Jamie Morton is the NZ Herald's science reporter.

Red tape blocks new life after slaying tragedy

Immigration officials refuse to allow new wife to live here

Dev Sangha hoped that a new love and a new life would help him after the slaying of his family three years ago.

But the former taxi driver fears that hope may be lost after officials rejected his new wife's application to live in New Zealand.

Associate Immigration Minister Nikki Kaye has intervened and is reviewing the case.

Mr Sangha is desperate to bring from India the woman who he says has guided him through the pain and darkness lingering from the murder of his wife Ravneet and 2-year-old daughter Anna.

He remained stunned that, despite his ordeal, a recent policy change meant he could not sponsor a third partner for a visa.

"It's not her fault. Why does she have to live away from her husband when she hasn't done any crimes?" a frustrated Mr Sangha told the Weekend Herald.

He could not understand why his tragic circumstances could not demand leniency.

"Nobody can tell what is going to happen tomorrow, or what God is going to do to them," Mr Sangha said.

On June 4, 2010, he was visiting relatives in India when Deepak Nagpal, a boarder at the family home in Tauranga, stabbed his wife and daughter to death in what would be described as a determined, frenzied, violent and sustained attack.

Mr Sangha was standing in the middle of a crowded Hong Kong airport when he received the call on his cellphone.

"I lost everything," he said this week. "If I look back from today ... my daughter should be turning 5 and going to primary school."

He fell into a deep depression after the murders. He would be found crying alone, and sympathetic workmates would come and take him into town at night.

"I was missing (my family) a lot, and they were urging me to find another woman ... to marry and to move ahead with life ... and I didn't really want to."

Weeks after starting work again in 2011, he was attacked by five people when he refused to give them a free ride.

With little money, he returned to India in August that year.

His family began introducing him to women but it was a friend of his cousin Amar with whom he found a special connection.

Over two days, he poured his heart out to her. "I found she was the right lady for me ... and we fell in love."

Their families arranged their marriage, and they were soon engaged with a plan to settle in Tauranga together.

The couple applied for a visa for Mrs Sangha under a partnership-based application, with Mr Sangha acting as a sponsor.

She applied from India, while he travelled back to New Zealand and was interviewed over the phone.

He supplied Immigration New Zealand with his former wife's death certificate - and even provided newspaper clippings about the murder as proof of the tragedy.

Mr Sangha said he was uncomfortable with some of the questions he was asked, which touched on the circumstances of the murders, but gave answers.

But this year, Immigration New Zealand told his wife her application had been turned down, apparently because Mr Sangha was sponsoring a wife for the third time.
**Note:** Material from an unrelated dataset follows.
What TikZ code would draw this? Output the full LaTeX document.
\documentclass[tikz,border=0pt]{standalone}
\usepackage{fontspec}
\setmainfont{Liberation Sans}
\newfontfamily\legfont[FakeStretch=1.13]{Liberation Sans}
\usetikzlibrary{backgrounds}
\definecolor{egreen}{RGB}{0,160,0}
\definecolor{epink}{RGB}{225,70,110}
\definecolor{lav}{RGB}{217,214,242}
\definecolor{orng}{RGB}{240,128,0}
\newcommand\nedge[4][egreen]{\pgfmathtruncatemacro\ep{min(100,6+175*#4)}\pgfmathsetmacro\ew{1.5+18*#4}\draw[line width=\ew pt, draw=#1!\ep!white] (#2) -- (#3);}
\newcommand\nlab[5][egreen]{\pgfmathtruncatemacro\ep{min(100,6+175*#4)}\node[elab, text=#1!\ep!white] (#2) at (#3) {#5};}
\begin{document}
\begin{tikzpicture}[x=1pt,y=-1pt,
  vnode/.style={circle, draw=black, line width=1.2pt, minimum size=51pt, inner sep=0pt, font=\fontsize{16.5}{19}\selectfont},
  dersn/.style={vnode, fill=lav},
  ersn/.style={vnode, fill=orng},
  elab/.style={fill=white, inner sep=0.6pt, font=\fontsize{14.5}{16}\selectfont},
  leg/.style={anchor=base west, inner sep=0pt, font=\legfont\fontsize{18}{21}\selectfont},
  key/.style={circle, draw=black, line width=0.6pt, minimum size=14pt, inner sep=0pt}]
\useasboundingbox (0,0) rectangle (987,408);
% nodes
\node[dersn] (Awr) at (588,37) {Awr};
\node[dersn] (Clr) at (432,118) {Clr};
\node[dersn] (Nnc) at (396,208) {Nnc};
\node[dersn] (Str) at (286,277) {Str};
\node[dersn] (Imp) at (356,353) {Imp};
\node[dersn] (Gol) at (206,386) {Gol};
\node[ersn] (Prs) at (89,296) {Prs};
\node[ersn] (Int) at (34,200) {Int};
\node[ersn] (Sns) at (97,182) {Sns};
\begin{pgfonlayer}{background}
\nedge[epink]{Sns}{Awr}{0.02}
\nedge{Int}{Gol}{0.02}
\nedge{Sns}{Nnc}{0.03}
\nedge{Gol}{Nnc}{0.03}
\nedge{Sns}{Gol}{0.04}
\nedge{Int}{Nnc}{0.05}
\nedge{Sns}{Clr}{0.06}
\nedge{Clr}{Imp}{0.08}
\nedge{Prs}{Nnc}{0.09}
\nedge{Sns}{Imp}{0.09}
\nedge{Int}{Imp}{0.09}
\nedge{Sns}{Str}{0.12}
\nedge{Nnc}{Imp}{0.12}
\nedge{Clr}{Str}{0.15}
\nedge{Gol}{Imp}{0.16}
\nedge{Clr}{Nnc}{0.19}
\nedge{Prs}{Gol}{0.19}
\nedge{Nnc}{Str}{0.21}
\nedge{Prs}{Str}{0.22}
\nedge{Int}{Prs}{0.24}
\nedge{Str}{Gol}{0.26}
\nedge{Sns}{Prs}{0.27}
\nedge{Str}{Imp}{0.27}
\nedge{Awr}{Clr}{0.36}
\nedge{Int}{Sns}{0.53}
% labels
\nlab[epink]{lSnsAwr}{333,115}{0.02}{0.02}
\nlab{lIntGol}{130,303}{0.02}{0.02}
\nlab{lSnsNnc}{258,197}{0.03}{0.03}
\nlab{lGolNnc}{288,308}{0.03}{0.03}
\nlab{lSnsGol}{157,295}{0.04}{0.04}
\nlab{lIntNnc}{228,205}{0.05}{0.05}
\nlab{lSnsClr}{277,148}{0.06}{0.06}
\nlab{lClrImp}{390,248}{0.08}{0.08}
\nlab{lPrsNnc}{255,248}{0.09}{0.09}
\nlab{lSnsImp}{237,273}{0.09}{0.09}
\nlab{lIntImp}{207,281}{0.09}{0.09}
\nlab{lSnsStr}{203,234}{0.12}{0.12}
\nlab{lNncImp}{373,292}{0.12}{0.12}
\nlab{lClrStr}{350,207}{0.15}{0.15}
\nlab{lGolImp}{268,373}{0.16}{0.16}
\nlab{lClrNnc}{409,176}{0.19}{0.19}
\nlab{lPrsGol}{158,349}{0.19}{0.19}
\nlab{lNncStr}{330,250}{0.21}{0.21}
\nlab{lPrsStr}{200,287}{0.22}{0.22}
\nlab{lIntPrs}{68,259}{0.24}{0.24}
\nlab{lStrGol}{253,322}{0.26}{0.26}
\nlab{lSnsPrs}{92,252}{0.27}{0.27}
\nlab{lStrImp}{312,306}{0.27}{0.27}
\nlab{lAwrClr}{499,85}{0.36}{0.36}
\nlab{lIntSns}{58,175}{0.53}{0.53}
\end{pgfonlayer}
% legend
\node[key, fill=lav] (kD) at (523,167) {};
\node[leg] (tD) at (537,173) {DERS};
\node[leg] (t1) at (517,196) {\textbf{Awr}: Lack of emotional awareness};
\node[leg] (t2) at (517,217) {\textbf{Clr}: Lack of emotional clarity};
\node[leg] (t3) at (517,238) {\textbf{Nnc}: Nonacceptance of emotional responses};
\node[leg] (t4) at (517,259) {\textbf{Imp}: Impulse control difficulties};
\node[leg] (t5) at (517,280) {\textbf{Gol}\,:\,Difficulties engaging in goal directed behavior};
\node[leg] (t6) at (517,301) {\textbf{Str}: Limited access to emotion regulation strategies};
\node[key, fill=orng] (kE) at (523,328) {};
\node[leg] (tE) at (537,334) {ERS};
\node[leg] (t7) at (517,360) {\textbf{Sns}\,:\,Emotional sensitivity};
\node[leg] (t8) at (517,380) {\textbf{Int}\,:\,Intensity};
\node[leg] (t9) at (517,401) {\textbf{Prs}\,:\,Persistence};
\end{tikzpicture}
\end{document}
It acknowledged that he would not have had to do so had his second wife not been murdered.

A letter from the department to Mrs Sangha said: "Your application does not meet the relevant immigration instructions as Dev Sangha would also not be able to sponsor your residence application under partnership as he would not be an eligible sponsor under residence instructions either, hence not eligible for an exception."

They were told they could apply again if they wished.

Mr Sangha called the decision "ridiculous".

"What can I do now? People are telling me to go to Australia but I love New Zealand. I've been here the last 18 years ... this is my life.

"Why should I go to Australia? I'm a New Zealander ... I should have the right to bring my wife here."

"I've spent 18 months working hard, paying taxes ... why is it my fault?"

He felt guilty that his wife was stranded in India, and the closest the couple got was daily phone calls.

If he had known what she would have to go through, he said he would have even spared her the trouble by breaking off their engagement.

But she never blamed him.

"She's very happy to have me as a husband, but she feels sad for me because she knows what hell I've been through ... she always says, 'I'm sorry I'm not there to support you."

Mr Sangha, who is working in the kiwifruit industry and plans to save enough to buy another taxi, said he had not given up all hope that his wife could one day join him in Tauranga.

He has appealed to local MP Simon Bridges, and has been supported with letters from numerous friends, the Supreme Sikh Council of New Zealand and the Bay of Plenty Cricket Association.

"I'm really happy, but I'm sad because she's not here with me physically. But mentally ... she's always with me."

Representatives of Ms Kaye and for Immigration New Zealand said no comment could be made while an inquiry was in progress.